Further east, most Kazakhs seem to have favoured autonomy and, like the local Cossacks, sided with Admiral Kolchak’s White army against the Reds. The fighting was heavy, widespread and prolonged, but by the end of 1919 the Reds had prevailed in eastern Siberia, Orenburg and the northern Kazakh territories. By the spring the Seven Rivers territory was also in their hands. Famine followed. Although the Soviet regime had established political dominance, it discovered that it could not administer an economy based largely on semi-nomadic livestock-herding. 11 In both the Kazakh areas and the rest of what had become Soviet Central Asia officials had to cope with societies seriously different from those to the west. These societies were largely Muslim and poorly educated. Some regarded the new regime as liberating, but rather more disliked their new rulers much as they had the old. Still further east Bolshevik rule took longer to establish. Eighty thousand Japanese troops had occupied the Amur region in 1918, and, though the Communists had soon set up a ‘Far Eastern Republic’ in Siberia east of Lake Baikal, it was 1922 before the Soviet Union secured that region. The United States had put 7,000 troops into Vladivostok, and the British a further 800. 12Only in 1923 did Chukhotka and Yakutia become Communist.
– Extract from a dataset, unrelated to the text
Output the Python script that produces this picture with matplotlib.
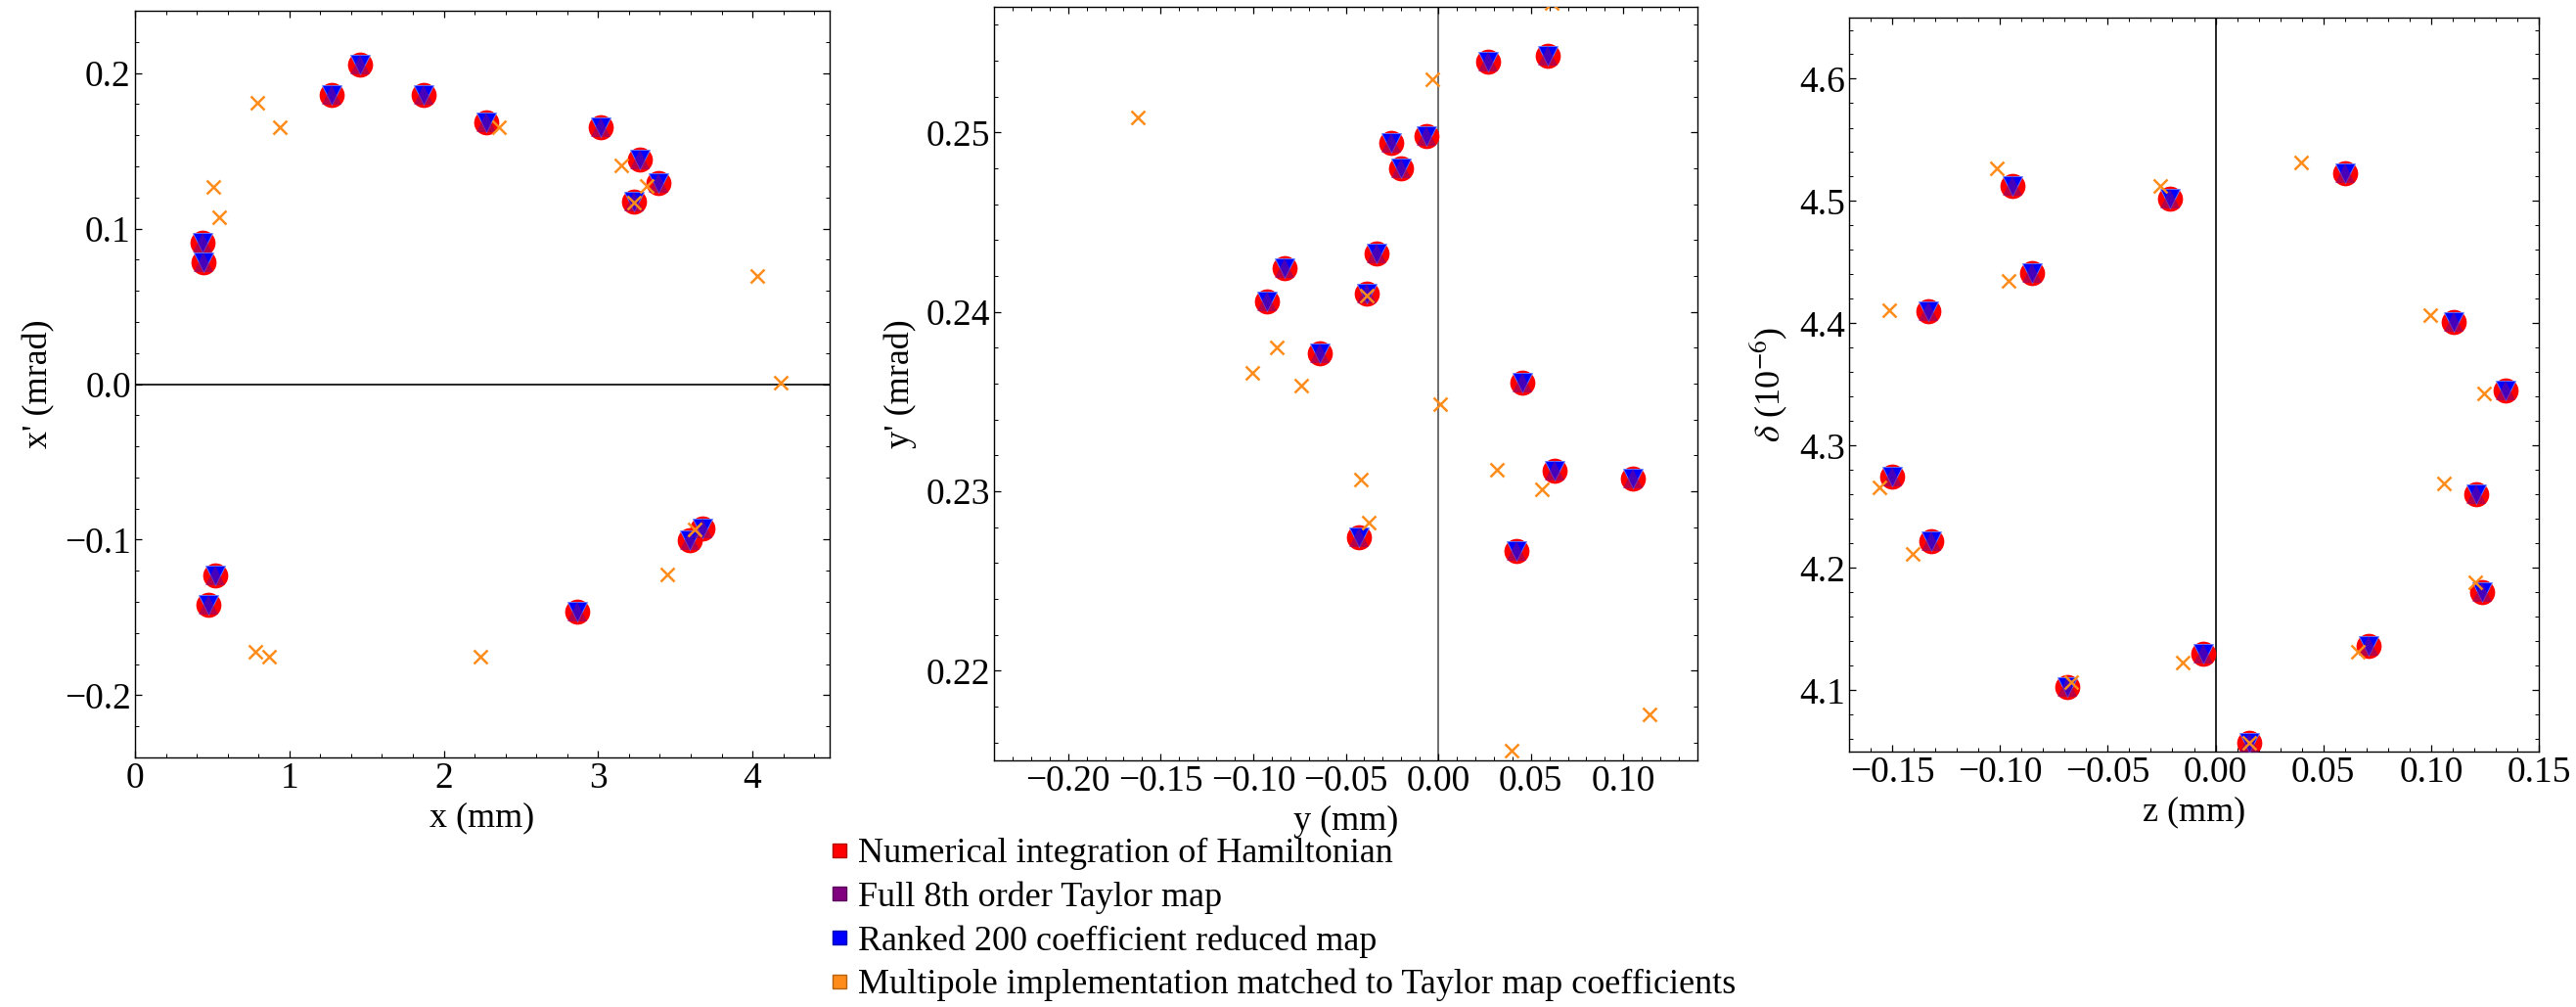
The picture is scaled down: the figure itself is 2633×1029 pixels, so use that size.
import matplotlib
matplotlib.use("Agg")
import matplotlib.pyplot as plt
from matplotlib.lines import Line2D
from matplotlib.ticker import MultipleLocator

plt.rcParams['font.family'] = ['Liberation Serif', 'DejaVu Serif']
plt.rcParams['mathtext.fontset'] = 'stix'

# x - x' plane (mm, mrad)
ham_x1 = [0.435, 0.442, 1.457, 1.277, 1.867, 2.277, 3.014, 3.273, 3.388, 3.234, 0.518, 0.475, 2.863, 3.594, 3.676]
ham_xp1 = [0.0907, 0.0782, 0.2057, 0.186, 0.186, 0.168, 0.1654, 0.1443, 0.129, 0.1175, -0.1232, -0.1421, -0.1464, -0.1004, -0.0929]
mult_x1 = [0.791, 0.935, 0.507, 0.547, 2.360, 3.147, 3.313, 3.234, 4.029, 4.180, 3.626, 3.446, 2.237, 0.777, 0.871]
mult_xp1 = [0.1807, 0.165, 0.1268, 0.1071, 0.1654, 0.1404, 0.1271, 0.1164, 0.0693, 0.0011, -0.0932, -0.1225, -0.1754, -0.1718, -0.1754]

# y - y' plane
ham_x2 = [0.0268, 0.0593, -0.0253, -0.0066, -0.0202, -0.0334, -0.0831, -0.0927, -0.0385, -0.0638, 0.0454, 0.0626, 0.1053, -0.0427, 0.0421]
ham_xp2 = [0.25394, 0.25428, 0.24944, 0.24981, 0.24799, 0.24327, 0.24244, 0.24058, 0.24101, 0.23770, 0.23605, 0.23116, 0.23069, 0.22741, 0.22669]
mult_x2 = [-0.1625, -0.0033, 0.0611, -0.0385, -0.0870, -0.1005, -0.0743, 0.0009, -0.0418, -0.0376, 0.0316, 0.0560, 0.1141, 0.0397]
mult_xp2 = [0.25084, 0.25294, 0.2572, 0.24092, 0.23801, 0.23661, 0.23590, 0.23485, 0.23063, 0.22827, 0.23122, 0.23013, 0.21755, 0.21554]

# z - delta plane
ham_x3 = [-0.0943, -0.0211, -0.0851, -0.1332, -0.1500, -0.1317, -0.0686, -0.0057, 0.0155, 0.0601, 0.1103, 0.1345, 0.1211, 0.1237, 0.0709]
ham_xp3 = [4.5124, 4.5019, 4.4415, 4.4102, 4.2748, 4.2222, 4.1027, 4.1304, 4.0569, 4.5228, 4.4011, 4.3452, 4.2603, 4.1804, 4.1368]
mult_x3 = [-0.1015, -0.0258, -0.0961, -0.1513, -0.1559, -0.1405, -0.0670, -0.0152, 0.0155, 0.0399, 0.0997, 0.1247, 0.1059, 0.1204, 0.0662]
mult_xp3 = [4.5269, 4.5124, 4.4347, 4.4106, 4.2662, 4.2113, 4.1068, 4.1227, 4.0569, 4.5314, 4.4065, 4.3430, 4.2694, 4.1881, 4.1313]

# taylor map and reduced map sit on top of the integration points at this scale
taylor_x = [ham_x1, ham_x2, ham_x3]
taylor_xp = [ham_xp1, ham_xp2, ham_xp3]
ranked_x = [ham_x1, ham_x2, ham_x3]
ranked_xp = [ham_xp1, ham_xp2, ham_xp3]

labels = ["Numerical integration of Hamiltonian",
          "Full 8th order Taylor map",
          "Ranked 200 coefficient reduced map",
          "Multipole implementation matched to Taylor map coefficients"]

RED = (1, 0, 0)
PURPLE = (0.5, 0, 0.5)
BLUE = (0, 0, 1)
ORANGE = (1, 0.55, 0.1)

W, H = 2633, 1029
fig = plt.figure(figsize=(W / 100, H / 100), dpi=100)

# axes boxes in pixels: left, right, top, bottom
boxes = [(138, 848, 11, 774), (1016, 1735, 7, 777), (1890, 2595, 18, 768)]
xlims = [(0, 4.5), (-0.24, 0.14), (-0.17, 0.15)]
ylims = [(-0.24, 0.24), (0.215, 0.257), (4.05, 4.65)]
xmaj = [1, 0.05, 0.05]
xmin = [0.2, 0.01, 0.01]
ymaj = [0.1, 0.01, 0.1]
ymin = [0.02, 0.002, 0.02]
xlabels = ["x (mm)", "y (mm)", "z (mm)"]
ylabels = ["x' (mrad)", "y' (mrad)", r"$\delta$ (10$^{-6}$)"]
xfmt = ["{:.0f}", "{:.2f}", "{:.2f}"]
yfmt = ["{:.1f}", "{:.2f}", "{:.1f}"]
hx = [ham_x1, ham_x2, ham_x3]
hy = [ham_xp1, ham_xp2, ham_xp3]
mx = [mult_x1, mult_x2, mult_x3]
my = [mult_xp1, mult_xp2, mult_xp3]

for i in range(3):
    l, r, t, b = boxes[i]
    ax = fig.add_axes([l / W, (H - b) / H, (r - l) / W, (b - t) / H])
    ax.set_xlim(*xlims[i])
    ax.set_ylim(*ylims[i])

    if i == 0:
        ax.axhline(0, color='black', lw=1.2, zorder=1)
    else:
        ax.axvline(0, color='#555555' if i == 1 else 'black', lw=1.2, zorder=1)

    ax.plot(hx[i], hy[i], 'o', color=RED, ms=18.5, mew=0, zorder=2)
    ax.plot(ranked_x[i], ranked_xp[i], 'v', color=BLUE, ms=15, mew=0.6, mec=(0.4, 0.5, 1), zorder=3)
    ax.plot(taylor_x[i], taylor_xp[i], '^', color=PURPLE, ms=15, mew=0, alpha=0.55, zorder=4)
    ax.plot(mx[i], my[i], 'x', color=ORANGE, ms=10.5, mew=1.8, zorder=5)

    ax.xaxis.set_major_locator(MultipleLocator(xmaj[i]))
    ax.xaxis.set_minor_locator(MultipleLocator(xmin[i]))
    ax.yaxis.set_major_locator(MultipleLocator(ymaj[i]))
    ax.yaxis.set_minor_locator(MultipleLocator(ymin[i]))
    fx, fy = xfmt[i], yfmt[i]
    ax.xaxis.set_major_formatter(lambda v, p, f=fx: f.format(v).replace('-', '\u2212'))
    ax.yaxis.set_major_formatter(lambda v, p, f=fy: f.format(v).replace('-', '\u2212'))

    ax.tick_params(which='both', direction='in', top=True, right=True, labelsize=27, pad=3)
    ax.tick_params(which='major', length=5, width=0.9)
    ax.tick_params(which='minor', length=2.8, width=0.7)
    for s in ax.spines.values():
        s.set_linewidth(1.0)

    ax.set_xlabel(xlabels[i], fontsize=26, labelpad=5)
    ax.set_ylabel(ylabels[i], fontsize=26, labelpad=7)

handles = [Line2D([], [], marker='s', ls='none', ms=9.5, color=c, mec=tuple(0.7 * v for v in c), mew=1)
           for c in [RED, PURPLE, BLUE, ORANGE]]
fig.legend(handles, labels, loc='upper left', bbox_to_anchor=(849 / W, 1 - 856 / H),
           frameon=False, fontsize=26, handlelength=0.5, handletextpad=0.28,
           labelspacing=0.31, borderpad=0, borderaxespad=0)

fig.savefig("out.png", dpi=100)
In 1924 a constitution for the Union of Soviet Socialist Republics was promulgated. The Union was to be a ‘federal multinational socialist federation’ based on the principle of self-determination. It consisted of three Republics of the Union - Russia, Ukraine and Belarus - and eleven Autonomous Republics - including Kazakhstan, Karelia and the Crimea, and others for Buriat-Mongols, Volga Germans, Tatars and others. There were
also thirteen Autonomous Provinces designed to accommodate, inter alia, the Udmurts of western Siberia, the Koni, the Chechens and the Maris. Jews were allotted Birobijan in the Amur region of the Far East as a national home; the Ulch and other small peoples were given ‘national districts’. However, Kazakhstan and Ukraine contained large minorities of ethnic Russians, and not a little ethnic-Russian territory was parcelled off to Estonia and Latvia, which were outside the Soviet Union. 13 Political and ethnic frontiers were not congruent in the Soviet Union, but, given the propensity of peoples to reproduce at different rates, to acculturate and to migrate, they never could be. How genuinely the values earnestly proclaimed in the Constitution were reflected in the Union is open to question, but if it really was an empire that had taken shape it was a new kind of empire.